Ah, yes, the stupid fucking bubble dress trend. It wrought many casualties among us. Anyway, the idea here (and one that I’ve always thought works very much in the show’s favor), is that the clothes on the show are a subtle but very specific way of telegraphing information about the characters, whether it’s Hannah’s well-meaning cluelessness or Shoshanna’s desperate, scattershot adherence to supposed trends. Which, you know, sounds like an obvious thing to do when developing a character for a visual medium like TV, until you look at the uniformly flattering, on-trend, and totally unaffordable clothes being showcased on almost every other show that purports to represent scrappy youths.
Now, this wouldn’t be a “Lena Dunham gets it” trend piece without at least some element feeling a bit… off.
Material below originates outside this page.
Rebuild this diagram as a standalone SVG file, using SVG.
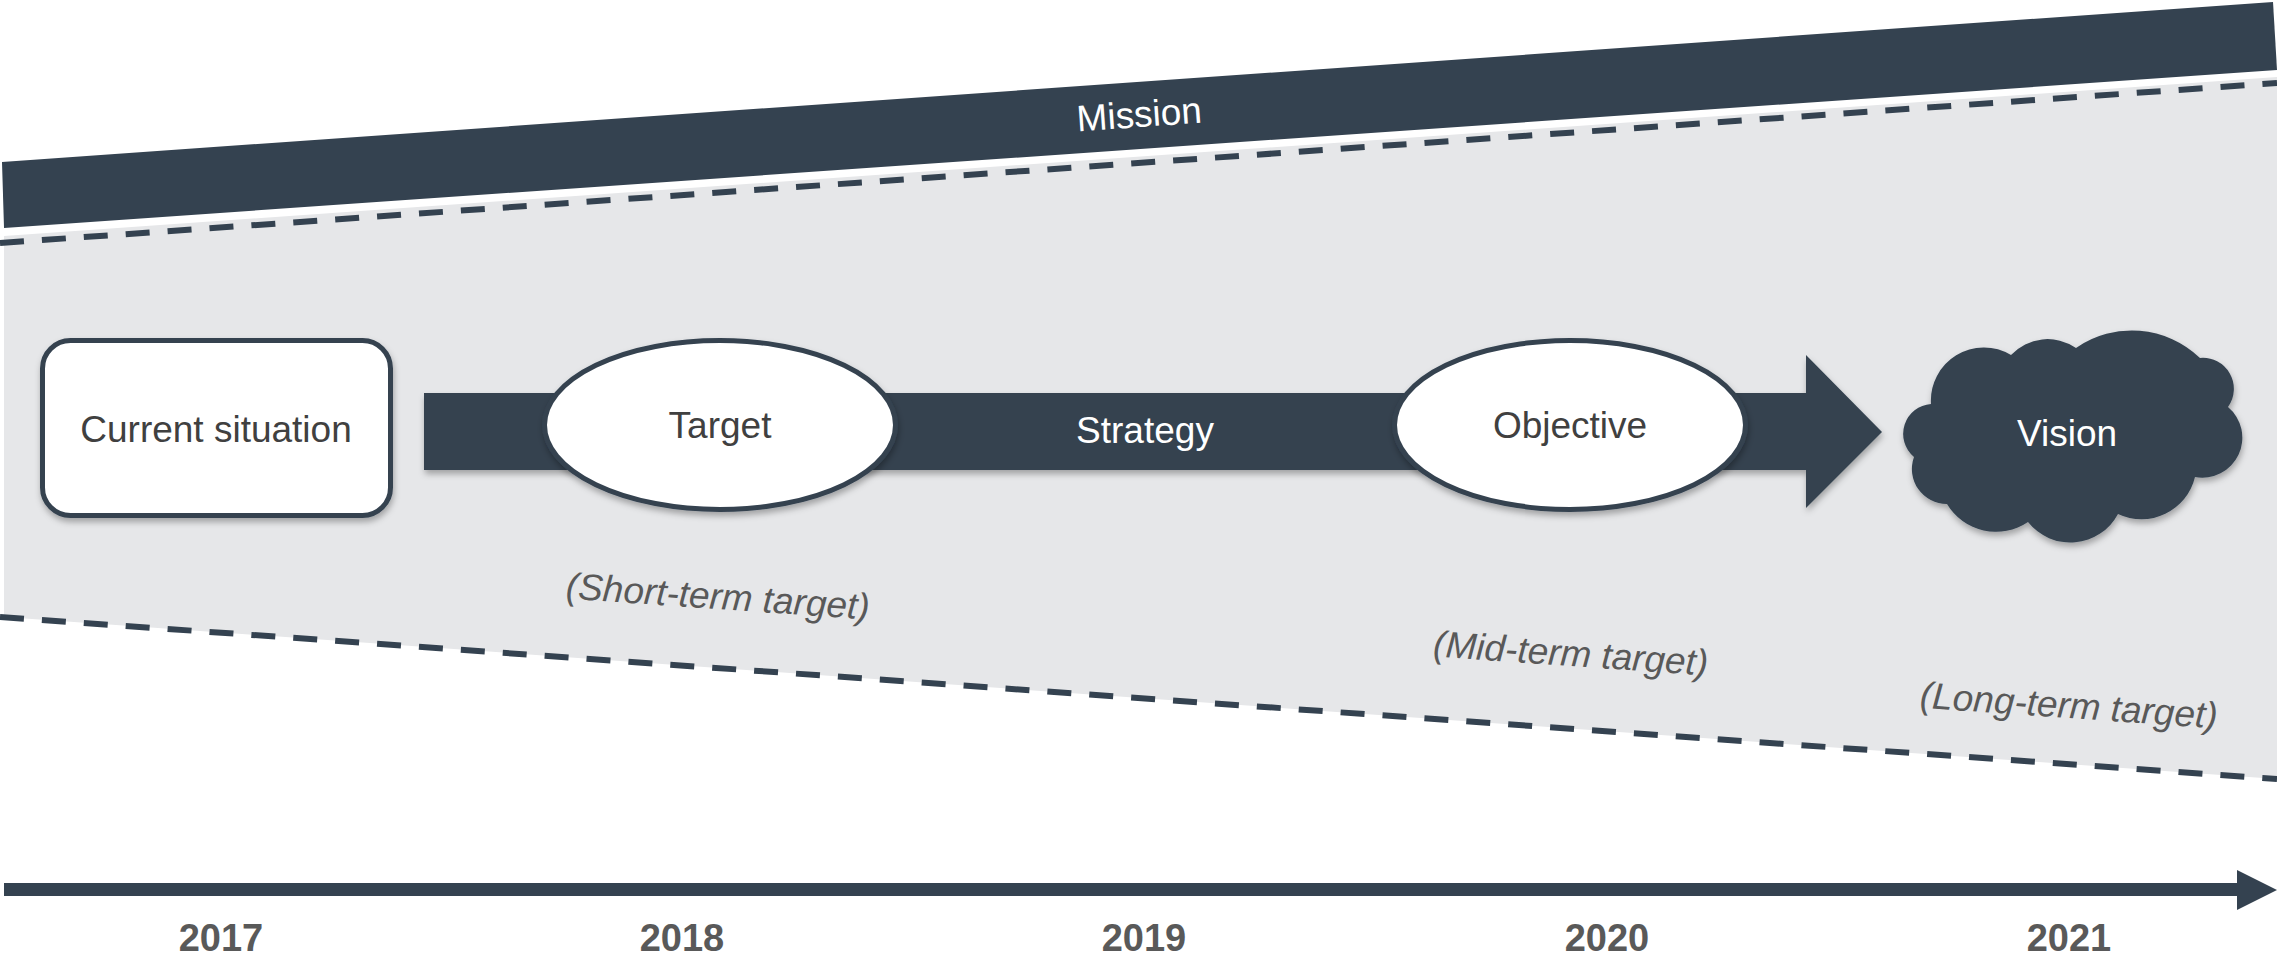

Here, it’s the totally incongruous-to-the-subject-matter details sprinkled throughout the article such as Dunham’s tenure at the very-expensive Soho boutique owned by Jemima Kirke’s mom, or Zac Posen’s own tenure as Lena’s childhood babysitter (and eventual designer of her high school graduation dress). I guess I can’t speak to her experiences, but I’m pretty sure my brief phase of wearing jeans with swirls of glitter on the butt pockets (to complement a glitter-laden tank top, in case that wasn’t already implied) might have been averted had Zac Posen been a close family friend growing up. One can never be truly sure, I suppose.
Anyway, as with pretty much everything surrounding the conversation about Girls, whether you think what they’re doing here is cool or just sucks is pretty entirely subjective. Maybe you prefer highly referential realism (albeit “realism” about a very specific, totally-unrealistic-to-many-people milieu) in your entertainment, or maybe you think “art” should be something bigger-picture and more stylized. Arguments can be made for both sides, there is no “right” answer, I don’t really care what you watch.
The only real truth here, I think, is that no one on this earth looks good in a bubble dress. That, and the the Times seems to be making my New Year’s Resolutions surprisingly easy.